::: Supplied material :::
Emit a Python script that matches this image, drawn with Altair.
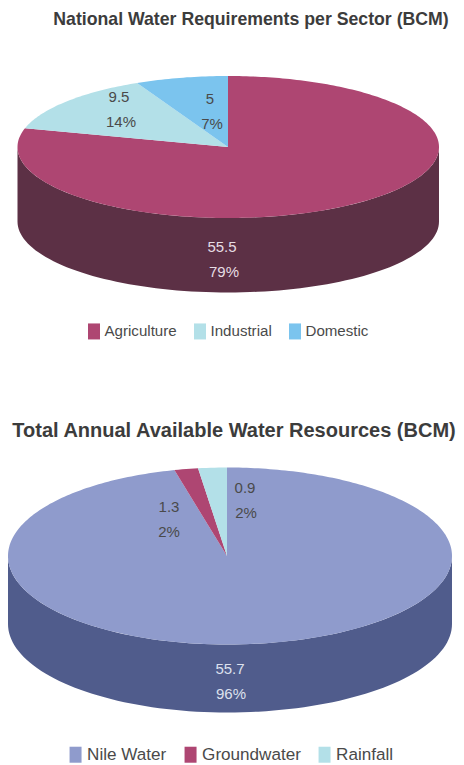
import math
import altair as alt

# ---- values ----
TITLE_A = "National Water Requirements per Sector (BCM)"
CATS_A = ["Agriculture", "Industrial", "Domestic"]
VALUES_A = ["55.5", "9.5", "5"]
PCT_A = ["79%", "14%", "7%"]
COLORS_A = ["#AE4672", "#B3E0E8", "#7BC4EE"]
SWEEP_A = [285.4, 49.0, 25.6]   # degrees of each slice as drawn

TITLE_B = "Total Annual Available Water Resources (BCM)"
CATS_B = ["Nile Water", "Groundwater", "Rainfall"]
VALUES_B = ["55.7", "1.3", "0.9"]
PCT_B = ["96%", "2%", "2%"]
COLORS_B = ["#8F9BCC", "#AE4672", "#B3E0E8"]
SWEEP_B = [346.1, 6.3, 7.6]

FONT = "Liberation Sans"
DARK = "#4a4a4a"
PROJ = dict(type="identity", scale=1, translate=[0, 0])
OX, OY = 8, 8   # page margin


def ellipse_pt(g, deg):
    """deg is clockwise from 12 o'clock; returns plot coordinates."""
    s, c = math.sin(math.radians(deg)), math.cos(math.radians(deg))
    a = g["ar"] if s >= 0 else g["al"]
    return [g["cx"] + a * s - OX, g["cy"] - g["b"] * c - OY]


def feature(coords, **props):
    return {"type": "Feature", "geometry": {"type": "Polygon", "coordinates": [coords]}, **props}


def pie(title, title_x, title_y, title_size, cats, values, pct, colors, sweeps, g, labels,
        legend_x, legend_y, legend_size, legend_offset):
    tops, start = [], 0.0
    for cat, sw in zip(cats, sweeps):
        n = max(4, int(sw))
        pts = [ellipse_pt(g, start + sw * i / n) for i in range(n + 1)]
        ctr = [g["cx"] - OX, g["cy"] - OY]
        tops.append(feature([ctr] + pts + [ctr], category=cat))
        start += sw
    front = [ellipse_pt(g, d) for d in range(90, 271, 2)]
    back = [[p[0], p[1] + g["depth"]] for p in reversed(front)]
    side = [feature(front + back + [front[0]], category=cats[0])]

    side_layer = alt.Chart(alt.Data(values=side)).mark_geoshape(
        stroke=None, color=g["side"]).project(**PROJ)
    top_layer = alt.Chart(alt.Data(values=tops)).mark_geoshape(stroke=None).encode(
        color=alt.Color("category:N", scale=alt.Scale(domain=cats, range=colors), legend=alt.Legend(
            title=None, orient="none", legendX=legend_x - OX, legendY=legend_y - OY, direction="horizontal",
            columns=3, symbolType="M-0.75,-1H0.75V1H-0.75Z", symbolSize=256, symbolStrokeWidth=0,
            labelFont=FONT, labelFontSize=legend_size, labelColor=DARK, columnPadding=15,
            labelOffset=legend_offset, symbolOpacity=1, labelLimit=200))).project(**PROJ)

    rows = []
    for cat, v, p, (x1, x2, y, col) in zip(cats, values, pct, labels):
        rows.append({"label": v, "lon": x1 - OX, "lat": y - OY, "col": col})
        rows.append({"label": p, "lon": x2 - OX, "lat": y + 24.5 - OY, "col": col})
    text_layer = alt.Chart(alt.Data(values=rows)).mark_text(
        font=FONT, fontSize=15, align="center", baseline="middle").encode(
        longitude="lon:Q", latitude="lat:Q", text="label:N",
        color=alt.Color("col:N", scale=None)).project(**PROJ)
    title_layer = alt.Chart(alt.Data(values=[{"t": title, "lon": title_x - OX, "lat": title_y - OY}])).mark_text(
        font=FONT, fontSize=title_size, fontWeight="bold", color="#3c3c3c", align="center", baseline="middle").encode(
        longitude="lon:Q", latitude="lat:Q", text="t:N").project(**PROJ)
    return [side_layer, top_layer, text_layer, title_layer]


GEOM_A = {"cx": 228, "cy": 147, "al": 210.5, "ar": 211, "b": 71, "depth": 74.5, "side": "#5C3045"}
GEOM_B = {"cx": 227, "cy": 556, "al": 219, "ar": 225, "b": 88.5, "depth": 68, "side": "#505C8C"}
LABELS_A = [(222, 224, 247, "#E6DDE4"), (119, 121, 97, DARK), (210, 212, 99, DARK)]
LABELS_B = [(230, 231, 669, "#DDE1EE"), (169, 169, 507, DARK), (245, 246, 488, DARK)]

layers = (pie(TITLE_A, 251, 20, 17.7, CATS_A, VALUES_A, PCT_A, COLORS_A, SWEEP_A, GEOM_A, LABELS_A, 86, 323, 15.1, 2.5)
          + pie(TITLE_B, 234, 431, 20, CATS_B, VALUES_B, PCT_B, COLORS_B, SWEEP_B, GEOM_B, LABELS_B, 67, 746, 17.1, 3))

chart = alt.layer(*layers).resolve_scale(color="independent").properties(
    width=448, height=755, padding=0, autosize="none").configure_view(stroke=None)
chart.save("out.html", embed_options={"renderer": "svg", "actions": False})
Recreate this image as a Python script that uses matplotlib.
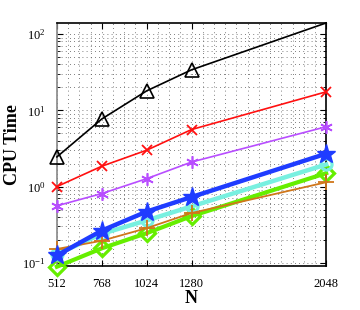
import matplotlib
matplotlib.use("Agg")
import matplotlib.pyplot as plt
from matplotlib.ticker import MultipleLocator, LogLocator, NullFormatter

plt.rcParams['font.family'] = ['Liberation Serif', 'DejaVu Serif']
plt.rcParams['mathtext.fontset'] = 'stix'

# data
N = [512, 768, 1024, 1280, 2048]
black = [2.45, 7.7, 18.0, 34.0, 140.0]
red = [1.0, 1.85, 3.0, 5.6, 17.5]
purple = [0.56, 0.81, 1.27, 2.1, 6.1]
blue = [0.125, 0.265, 0.47, 0.73, 2.7]
cyan = [0.13, 0.24, 0.36, 0.55, 1.95]
green = [0.089, 0.155, 0.245, 0.41, 1.5]
orange = [0.152, 0.195, 0.285, 0.45, 1.14]

fig = plt.figure(figsize=(3.6, 3.1), dpi=100)
ax = fig.add_axes([0.158, 0.142, 0.748, 0.784])

ax.plot(N, black, color='black', lw=1.2, marker='^', ms=10, mfc='none', mew=1.2,
        markevery=[0, 1, 2, 3], clip_on=False, zorder=5)
ax.plot(N, red, color='#ff1010', lw=1.2, marker='x', ms=7, mew=1.3, clip_on=False, zorder=5)
ax.plot(N, purple, color='#b84dff', lw=1.2, marker=(6, 2, 0), ms=9, mew=1.2, clip_on=False, zorder=5)
ax.plot(N, orange, color='#d0761a', lw=1.3, marker='+', ms=11, mew=1.3, clip_on=False, zorder=6)
ax.plot(N, green, color='#66ee00', lw=3, marker='D', ms=8, mfc='none', mew=2.3, clip_on=False, zorder=5)
ax.plot(N, cyan, color='#78f0e0', lw=3.2, marker='o', ms=8, mfc='none', mew=2.3, clip_on=False, zorder=5)
ax.plot(N, blue, color='#1f3cff', lw=3.2, marker='*', ms=14, clip_on=False, zorder=7)

ax.set_yscale('log')
ax.set_xlim(512, 2048)
ax.set_ylim(0.091, 140)
ax.set_xticks(N)
ax.xaxis.set_minor_locator(MultipleLocator(64))
ax.yaxis.set_minor_locator(LogLocator(base=10, subs=range(2, 10), numticks=20))
ax.yaxis.set_minor_formatter(NullFormatter())

ax.grid(True, which='both', linestyle=(0, (1, 4)), color='#555555', lw=0.6)
ax.tick_params(which='both', direction='in', top=True, right=True, labelsize=9)
ax.tick_params(which='minor', length=0)
ax.tick_params(axis='y', which='minor', length=2, right=True)
ax.tick_params(which='major', length=4)
ax.tick_params(axis='x', which='major', pad=9)
ax.tick_params(axis='y', which='major', pad=8)
for s in ax.spines.values():
    s.set_linewidth(1.2)
ax.spines['left'].set_color('#888888')

ax.set_xlabel('N', fontsize=13, fontweight='bold', labelpad=0)
ax.set_ylabel('CPU Time', fontsize=13, fontweight='bold', labelpad=1)

fig.savefig('out.png', dpi=100)
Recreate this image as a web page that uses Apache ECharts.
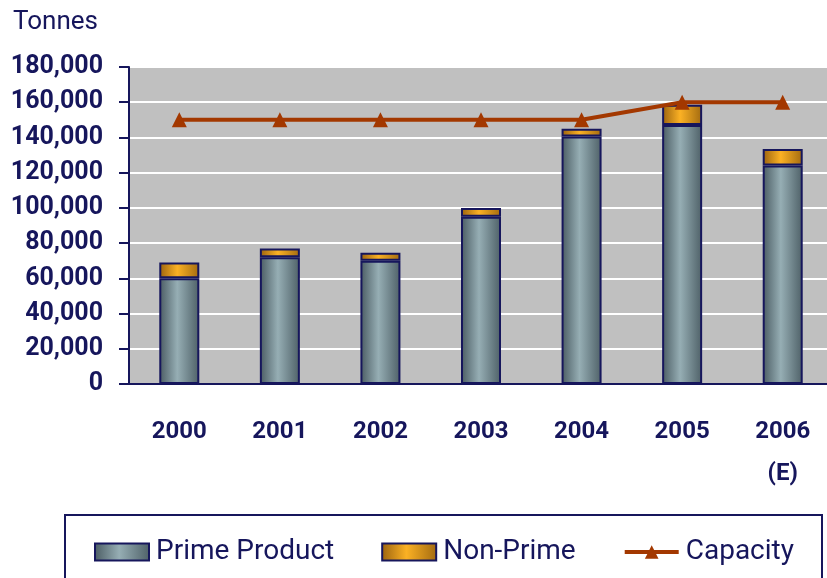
<!DOCTYPE html>
<html>
<head>
<meta charset="utf-8">
<script src="https://cdn.jsdelivr.net/npm/echarts@6/dist/echarts.min.js"></script>
<style>
  html, body { margin: 0; padding: 0; background: #fff; }
  #chart { width: 827px; height: 578px; }
</style>
</head>
<body>
<div id="chart"></div>
<script>
var years = ['2000', '2001', '2002', '2003', '2004', '2005', '2006\n(E)'];
var primeProduct = [60000, 72000, 70000, 95000, 140500, 147000, 124000];
var nonPrime = [9000, 5000, 4500, 5000, 4500, 11500, 9500];
var capacity = [150000, 150000, 150000, 150000, 150000, 160000, 160000];

var navy = '#16165c';
var font = "Roboto, 'Liberation Sans', sans-serif";

function grad(c0, c1, c2) {
  return new echarts.graphic.LinearGradient(0, 0, 1, 0, [
    { offset: 0, color: c0 },
    { offset: 0.45, color: c1 },
    { offset: 1, color: c2 }
  ]);
}

var chart = echarts.init(document.getElementById('chart'));
chart.setOption({
  animation: false,
  textStyle: { fontFamily: font },
  title: {
    text: 'Tonnes',
    left: 8, top: 4,
    textStyle: { color: navy, fontSize: 26, fontWeight: 'normal', fontFamily: font }
  },
  grid: {
    left: 129, top: 67, right: -6, bottom: 194,
    outerBoundsMode: 'none', containLabel: false,
    show: true, backgroundColor: '#c0c0c0', borderWidth: 0
  },
  graphic: [{
    type: 'rect',
    shape: { x: 65, y: 515, width: 757, height: 80 },
    style: { fill: 'none', stroke: navy, lineWidth: 2 }
  }],
  legend: {
    left: 89, top: 533,
    itemWidth: 54, itemHeight: 17, itemGap: 47,
    textStyle: { color: navy, fontSize: 28, fontFamily: font, padding: [0, 0, 0, 2] },
    data: [
      { name: 'Prime Product', icon: 'rect' },
      { name: 'Non-Prime', icon: 'rect' },
      { name: 'Capacity', lineStyle: { width: 4 } }
    ]
  },
  xAxis: {
    type: 'category',
    data: years,
    axisLine: { lineStyle: { color: navy, width: 2 } },
    axisTick: { length: 9, lineStyle: { color: navy, width: 2 } },
    axisLabel: { interval: 0, color: navy, fontSize: 24, fontWeight: 'bold', lineHeight: 42, margin: 27, fontFamily: font }
  },
  yAxis: {
    type: 'value',
    min: 0, max: 180000, interval: 20000,
    axisLine: { show: true, lineStyle: { color: navy, width: 2 } },
    axisTick: { show: true, length: 10, lineStyle: { color: navy, width: 2 } },
    axisLabel: {
      color: navy, fontSize: 25, fontWeight: 'bold', margin: 26, fontFamily: font,
      formatter: function (v) { return v.toLocaleString('en-US'); }
    },
    splitLine: { lineStyle: { color: '#ffffff', width: 2 } }
  },
  series: [{
    name: 'Prime Product',
    type: 'bar',
    stack: 'total',
    barWidth: 40,
    itemStyle: { color: grad('#4a5b62', '#96aeb4', '#4e6067'), borderColor: navy, borderWidth: 2 },
    data: primeProduct
  }, {
    name: 'Non-Prime',
    type: 'bar',
    stack: 'total',
    barWidth: 40,
    itemStyle: { color: grad('#9a620f', '#fbb124', '#a26a10'), borderColor: navy, borderWidth: 2 },
    data: nonPrime
  }, {
    name: 'Capacity',
    type: 'line',
    symbol: 'triangle',
    symbolSize: 15,
    lineStyle: { color: '#a33800', width: 4 },
    itemStyle: { color: '#a33800' },
    data: capacity
  }]
});
</script>
</body>
</html>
:::
* [Required task]
Leave the pictures out and copy exactly the lines from the one with "Recreate this image as a Python" to the one with "plt.rcParams['mathtext.fontset'] = 'stix'", both included.

* [Task response]
Recreate this image as a Python script that uses matplotlib.
import matplotlib
matplotlib.use("Agg")
import matplotlib.pyplot as plt
from matplotlib.ticker import MultipleLocator, LogLocator, NullFormatter

plt.rcParams['font.family'] = ['Liberation Serif', 'DejaVu Serif']
plt.rcParams['mathtext.fontset'] = 'stix'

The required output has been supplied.